(Work required) Your job is to retype all of the data word for word, leaving every image out.

Charts and diagrams as code:
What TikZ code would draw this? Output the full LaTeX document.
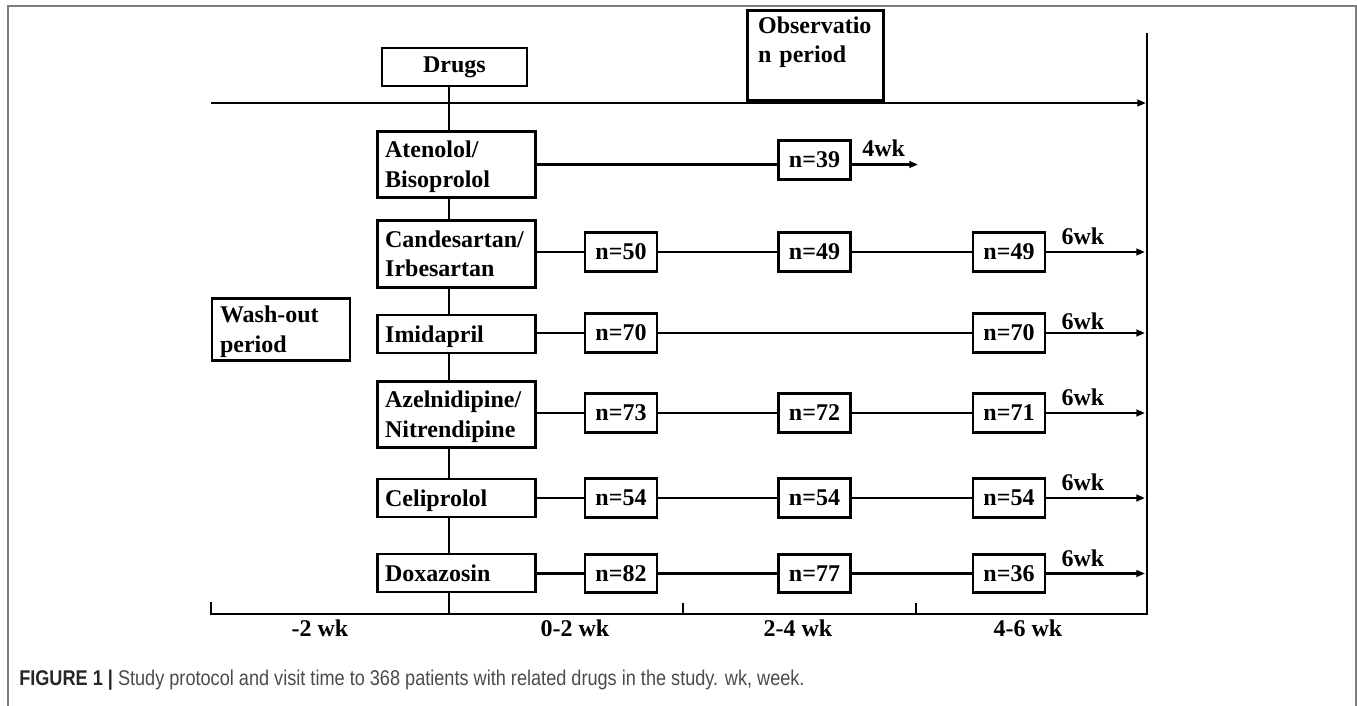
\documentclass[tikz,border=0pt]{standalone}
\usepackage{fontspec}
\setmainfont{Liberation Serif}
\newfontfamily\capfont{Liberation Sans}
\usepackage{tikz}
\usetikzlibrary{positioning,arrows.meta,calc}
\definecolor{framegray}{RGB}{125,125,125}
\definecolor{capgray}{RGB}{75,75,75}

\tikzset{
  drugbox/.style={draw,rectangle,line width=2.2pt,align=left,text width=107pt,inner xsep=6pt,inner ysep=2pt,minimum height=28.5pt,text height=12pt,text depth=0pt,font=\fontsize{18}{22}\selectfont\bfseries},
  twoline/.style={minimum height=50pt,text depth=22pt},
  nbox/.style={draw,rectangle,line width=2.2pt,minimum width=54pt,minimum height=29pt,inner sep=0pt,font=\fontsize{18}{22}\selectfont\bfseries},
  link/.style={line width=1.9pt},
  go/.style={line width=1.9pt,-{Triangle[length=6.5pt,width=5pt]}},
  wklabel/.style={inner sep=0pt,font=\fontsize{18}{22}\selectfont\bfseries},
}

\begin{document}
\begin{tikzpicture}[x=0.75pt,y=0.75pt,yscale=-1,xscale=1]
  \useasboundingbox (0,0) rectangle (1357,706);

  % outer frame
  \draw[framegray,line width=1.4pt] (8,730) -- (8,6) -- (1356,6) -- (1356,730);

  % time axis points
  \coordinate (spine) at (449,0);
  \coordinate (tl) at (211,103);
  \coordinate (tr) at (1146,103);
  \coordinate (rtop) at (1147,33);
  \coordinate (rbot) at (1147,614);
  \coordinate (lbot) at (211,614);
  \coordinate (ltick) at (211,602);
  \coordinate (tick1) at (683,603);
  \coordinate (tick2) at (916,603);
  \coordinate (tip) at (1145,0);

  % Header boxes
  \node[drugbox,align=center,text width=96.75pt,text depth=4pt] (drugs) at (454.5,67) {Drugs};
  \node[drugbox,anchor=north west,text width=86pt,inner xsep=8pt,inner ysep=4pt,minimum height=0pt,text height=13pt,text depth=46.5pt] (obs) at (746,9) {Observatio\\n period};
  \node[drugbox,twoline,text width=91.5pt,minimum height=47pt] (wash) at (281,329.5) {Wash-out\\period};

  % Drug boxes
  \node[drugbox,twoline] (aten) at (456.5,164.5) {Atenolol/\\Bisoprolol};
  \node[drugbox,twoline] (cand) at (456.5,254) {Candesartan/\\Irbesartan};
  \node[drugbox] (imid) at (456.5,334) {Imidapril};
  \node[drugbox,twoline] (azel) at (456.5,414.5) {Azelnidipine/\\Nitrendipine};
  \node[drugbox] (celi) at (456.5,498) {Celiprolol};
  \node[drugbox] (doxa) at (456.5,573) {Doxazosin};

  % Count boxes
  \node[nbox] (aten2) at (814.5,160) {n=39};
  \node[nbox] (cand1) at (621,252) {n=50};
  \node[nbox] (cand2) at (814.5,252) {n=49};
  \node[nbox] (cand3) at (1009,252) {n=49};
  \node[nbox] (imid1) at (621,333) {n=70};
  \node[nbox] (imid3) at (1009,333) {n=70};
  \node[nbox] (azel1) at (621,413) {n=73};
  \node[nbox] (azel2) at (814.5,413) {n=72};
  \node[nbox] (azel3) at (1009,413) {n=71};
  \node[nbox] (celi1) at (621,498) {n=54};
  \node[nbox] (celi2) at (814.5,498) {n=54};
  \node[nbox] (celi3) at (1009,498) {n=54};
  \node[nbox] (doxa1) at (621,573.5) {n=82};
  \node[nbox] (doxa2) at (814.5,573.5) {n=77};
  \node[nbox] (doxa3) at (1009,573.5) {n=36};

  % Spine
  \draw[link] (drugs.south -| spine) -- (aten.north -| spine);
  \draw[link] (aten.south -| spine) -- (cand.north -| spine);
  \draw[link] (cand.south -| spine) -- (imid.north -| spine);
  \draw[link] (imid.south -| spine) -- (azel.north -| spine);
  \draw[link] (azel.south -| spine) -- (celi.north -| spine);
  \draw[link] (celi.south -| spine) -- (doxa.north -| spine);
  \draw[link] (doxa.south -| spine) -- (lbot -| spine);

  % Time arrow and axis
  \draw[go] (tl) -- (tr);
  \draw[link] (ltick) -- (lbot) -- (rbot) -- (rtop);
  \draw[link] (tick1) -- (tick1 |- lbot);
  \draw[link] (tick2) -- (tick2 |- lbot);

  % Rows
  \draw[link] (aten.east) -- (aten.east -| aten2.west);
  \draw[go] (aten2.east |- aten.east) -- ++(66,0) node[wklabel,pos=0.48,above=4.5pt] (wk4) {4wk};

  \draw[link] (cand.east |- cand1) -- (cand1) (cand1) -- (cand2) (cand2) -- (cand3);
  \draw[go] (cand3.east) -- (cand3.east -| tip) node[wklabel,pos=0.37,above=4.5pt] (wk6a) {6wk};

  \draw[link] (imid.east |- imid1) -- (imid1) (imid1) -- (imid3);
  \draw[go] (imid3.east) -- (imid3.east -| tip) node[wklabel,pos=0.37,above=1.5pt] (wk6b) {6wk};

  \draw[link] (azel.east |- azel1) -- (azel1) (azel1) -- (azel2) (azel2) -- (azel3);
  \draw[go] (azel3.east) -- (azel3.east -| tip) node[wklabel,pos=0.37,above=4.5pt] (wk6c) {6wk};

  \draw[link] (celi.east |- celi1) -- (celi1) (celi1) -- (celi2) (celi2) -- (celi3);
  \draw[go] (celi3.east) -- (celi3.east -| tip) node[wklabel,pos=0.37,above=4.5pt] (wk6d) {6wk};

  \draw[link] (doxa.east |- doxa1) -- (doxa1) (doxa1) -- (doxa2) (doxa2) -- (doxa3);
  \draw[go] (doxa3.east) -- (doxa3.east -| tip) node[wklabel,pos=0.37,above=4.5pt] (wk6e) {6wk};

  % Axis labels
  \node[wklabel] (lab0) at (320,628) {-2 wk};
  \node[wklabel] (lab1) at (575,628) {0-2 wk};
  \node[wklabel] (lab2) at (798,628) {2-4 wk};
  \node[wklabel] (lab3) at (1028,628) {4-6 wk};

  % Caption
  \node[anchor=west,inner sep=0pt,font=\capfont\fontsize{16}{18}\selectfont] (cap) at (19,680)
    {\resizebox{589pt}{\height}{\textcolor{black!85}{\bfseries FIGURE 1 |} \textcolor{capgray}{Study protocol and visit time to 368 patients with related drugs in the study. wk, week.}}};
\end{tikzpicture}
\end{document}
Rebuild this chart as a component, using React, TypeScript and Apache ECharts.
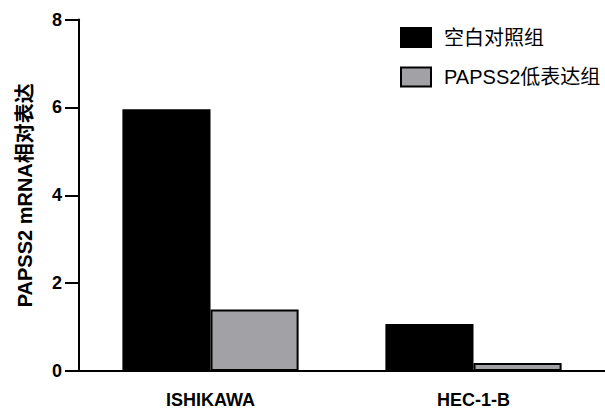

(Finished exercise)
What TikZ code would draw this? Output the full LaTeX document.
\documentclass[tikz,border=0pt]{standalone}
\usepackage{fontspec}
\setmainfont{Liberation Serif}
\newfontfamily\capfont{Liberation Sans}
\usepackage{tikz}
\usetikzlibrary{positioning,arrows.meta,calc}
\definecolor{framegray}{RGB}{125,125,125}
\definecolor{capgray}{RGB}{75,75,75}

\tikzset{
  drugbox/.style={draw,rectangle,line width=2.2pt,align=left,text width=107pt,inner xsep=6pt,inner ysep=2pt,minimum height=28.5pt,text height=12pt,text depth=0pt,font=\fontsize{18}{22}\selectfont\bfseries},
  twoline/.style={minimum height=50pt,text depth=22pt},
  nbox/.style={draw,rectangle,line width=2.2pt,minimum width=54pt,minimum height=29pt,inner sep=0pt,font=\fontsize{18}{22}\selectfont\bfseries},
  link/.style={line width=1.9pt},
  go/.style={line width=1.9pt,-{Triangle[length=6.5pt,width=5pt]}},
  wklabel/.style={inner sep=0pt,font=\fontsize{18}{22}\selectfont\bfseries},
}

\begin{document}
\begin{tikzpicture}[x=0.75pt,y=0.75pt,yscale=-1,xscale=1]
  \useasboundingbox (0,0) rectangle (1357,706);

  % outer frame
  \draw[framegray,line width=1.4pt] (8,730) -- (8,6) -- (1356,6) -- (1356,730);

  % time axis points
  \coordinate (spine) at (449,0);
  \coordinate (tl) at (211,103);
  \coordinate (tr) at (1146,103);
  \coordinate (rtop) at (1147,33);
  \coordinate (rbot) at (1147,614);
  \coordinate (lbot) at (211,614);
  \coordinate (ltick) at (211,602);
  \coordinate (tick1) at (683,603);
  \coordinate (tick2) at (916,603);
  \coordinate (tip) at (1145,0);

  % Header boxes
  \node[drugbox,align=center,text width=96.75pt,text depth=4pt] (drugs) at (454.5,67) {Drugs};
  \node[drugbox,anchor=north west,text width=86pt,inner xsep=8pt,inner ysep=4pt,minimum height=0pt,text height=13pt,text depth=46.5pt] (obs) at (746,9) {Observatio\\n period};
  \node[drugbox,twoline,text width=91.5pt,minimum height=47pt] (wash) at (281,329.5) {Wash-out\\period};

  % Drug boxes
  \node[drugbox,twoline] (aten) at (456.5,164.5) {Atenolol/\\Bisoprolol};
  \node[drugbox,twoline] (cand) at (456.5,254) {Candesartan/\\Irbesartan};
  \node[drugbox] (imid) at (456.5,334) {Imidapril};
  \node[drugbox,twoline] (azel) at (456.5,414.5) {Azelnidipine/\\Nitrendipine};
  \node[drugbox] (celi) at (456.5,498) {Celiprolol};
  \node[drugbox] (doxa) at (456.5,573) {Doxazosin};

  % Count boxes
  \node[nbox] (aten2) at (814.5,160) {n=39};
  \node[nbox] (cand1) at (621,252) {n=50};
  \node[nbox] (cand2) at (814.5,252) {n=49};
  \node[nbox] (cand3) at (1009,252) {n=49};
  \node[nbox] (imid1) at (621,333) {n=70};
  \node[nbox] (imid3) at (1009,333) {n=70};
  \node[nbox] (azel1) at (621,413) {n=73};
  \node[nbox] (azel2) at (814.5,413) {n=72};
  \node[nbox] (azel3) at (1009,413) {n=71};
  \node[nbox] (celi1) at (621,498) {n=54};
  \node[nbox] (celi2) at (814.5,498) {n=54};
  \node[nbox] (celi3) at (1009,498) {n=54};
  \node[nbox] (doxa1) at (621,573.5) {n=82};
  \node[nbox] (doxa2) at (814.5,573.5) {n=77};
  \node[nbox] (doxa3) at (1009,573.5) {n=36};

  % Spine
  \draw[link] (drugs.south -| spine) -- (aten.north -| spine);
  \draw[link] (aten.south -| spine) -- (cand.north -| spine);
  \draw[link] (cand.south -| spine) -- (imid.north -| spine);
  \draw[link] (imid.south -| spine) -- (azel.north -| spine);
  \draw[link] (azel.south -| spine) -- (celi.north -| spine);
  \draw[link] (celi.south -| spine) -- (doxa.north -| spine);
  \draw[link] (doxa.south -| spine) -- (lbot -| spine);

  % Time arrow and axis
  \draw[go] (tl) -- (tr);
  \draw[link] (ltick) -- (lbot) -- (rbot) -- (rtop);
  \draw[link] (tick1) -- (tick1 |- lbot);
  \draw[link] (tick2) -- (tick2 |- lbot);

  % Rows
  \draw[link] (aten.east) -- (aten.east -| aten2.west);
  \draw[go] (aten2.east |- aten.east) -- ++(66,0) node[wklabel,pos=0.48,above=4.5pt] (wk4) {4wk};

  \draw[link] (cand.east |- cand1) -- (cand1) (cand1) -- (cand2) (cand2) -- (cand3);
  \draw[go] (cand3.east) -- (cand3.east -| tip) node[wklabel,pos=0.37,above=4.5pt] (wk6a) {6wk};

  \draw[link] (imid.east |- imid1) -- (imid1) (imid1) -- (imid3);
  \draw[go] (imid3.east) -- (imid3.east -| tip) node[wklabel,pos=0.37,above=1.5pt] (wk6b) {6wk};

  \draw[link] (azel.east |- azel1) -- (azel1) (azel1) -- (azel2) (azel2) -- (azel3);
  \draw[go] (azel3.east) -- (azel3.east -| tip) node[wklabel,pos=0.37,above=4.5pt] (wk6c) {6wk};

  \draw[link] (celi.east |- celi1) -- (celi1) (celi1) -- (celi2) (celi2) -- (celi3);
  \draw[go] (celi3.east) -- (celi3.east -| tip) node[wklabel,pos=0.37,above=4.5pt] (wk6d) {6wk};

  \draw[link] (doxa.east |- doxa1) -- (doxa1) (doxa1) -- (doxa2) (doxa2) -- (doxa3);
  \draw[go] (doxa3.east) -- (doxa3.east -| tip) node[wklabel,pos=0.37,above=4.5pt] (wk6e) {6wk};

  % Axis labels
  \node[wklabel] (lab0) at (320,628) {-2 wk};
  \node[wklabel] (lab1) at (575,628) {0-2 wk};
  \node[wklabel] (lab2) at (798,628) {2-4 wk};
  \node[wklabel] (lab3) at (1028,628) {4-6 wk};

  % Caption
  \node[anchor=west,inner sep=0pt,font=\capfont\fontsize{16}{18}\selectfont] (cap) at (19,680)
    {\resizebox{589pt}{\height}{\textcolor{black!85}{\bfseries FIGURE 1 |} \textcolor{capgray}{Study protocol and visit time to 368 patients with related drugs in the study. wk, week.}}};
\end{tikzpicture}
\end{document}
Rebuild this chart as a component, using React, TypeScript and Apache ECharts.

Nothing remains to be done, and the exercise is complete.